El éxito de la cinta puede entrañar innumerables lecturas e hipótesis. En primera instancia, se confirma el envidiable impacto del cine de terror de Estados Unidos en el país de los más altos índices de inseguridad de la región.

Las políticas aislacionistas y nacionalistas del chavismo, sobre todo en la industria audiovisual, fueron rotundamente estériles.

Fracasaron los intentos por reconciliarnos exclusivamente con una interpretación sesgada y prostituida de la historia patria, al gusto de los comisarios y burócratas del PSUV.

En efecto, después de 20 años de estafa revolucionaria, la audiencia criolla sigue consumiendo franquicias y series de origen norteamericano, sin mayores complejos. De seguro la idea chavista de censurar y combatir a Hollywood, resultó siendo contraproducente.

El filme derivado de la saga El conjuro ratifica la popularidad de los cuentos de la cripta en tiempos de depresión y crisis. En nuestro contexto inmediato, el pánico sirve de catarsis para los habitantes de la ciudad de la sangre y los asesinatos a cada hora.

Los jóvenes ríen nerviosamente y sufren los escalofríos de la técnica de los famosos “jump-scares”, durante la duración del largometraje, comprimido en 90 minutos.

Los críticos gozan de la construcción dramática e irónica del guion, pero resienten el exceso de los sustos gratuitos filmados en modo de atracción de feria.

Volvemos entonces al contexto de una casa embrujada, poblada por espectros y satanes desatados. El demonio Valak encarna la fuerza maligna por conjurar y vencer en un clásico ritual de exorcismo, a cargo de los dos protagonistas de la trama, secundados por un lazarillo tragicómico. Los personajes discurren entre casillas convencionales y evoluciones predecibles.

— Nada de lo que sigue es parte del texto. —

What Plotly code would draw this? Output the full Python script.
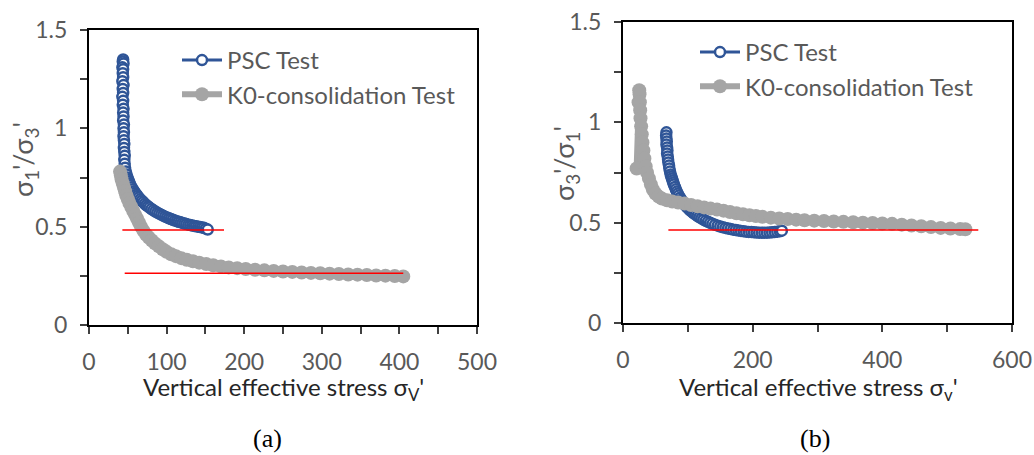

Las actuaciones de Demián Bichir y Taissa Farmiga dotan de credibilidad la puesta en escena. El mexicano hace el papel de un cura experimentado. La chica interpreta el personaje principal del argumento. Ella es un arquetipo de la princesa virgen cuya longevidad despierta el apetito de la entidad invasora. Un giro de explotación de la fragilidad femenina. En su cuerpo se librará la batalla final del libreto liberador y a la vez conservador en sus formas. La mujer se logra emancipar con sus propias armas, apuntándole a un desenlace de corte moralista.

La producción de James Wan cuida todos los detalles de ambientación de época, para narrar un relato clásico de posesiones infernales en un convento.

Las luces y los movimientos de cámara reflejan el interés por complacer al target de la nostalgia y la revisión qualité.

No en balde, La monja actualiza las visiones minimalistas y manieristas del espanto italiano y británico, desde Mario Bava hasta la Hammer Studios.

El estilizado ejercicio de revisión pronto abandonará la abstracción y el encanto hermético, al decantarse por el lugar común.

El compromiso con la taquilla limita y condiciona el alcance de La monja, un trabajo menos profano de lo esperado. El verdadero sacrilegio se llama “Hereditario”.

En último caso, un milagro disfrutarla, como evasión y escape, en un estado fallido.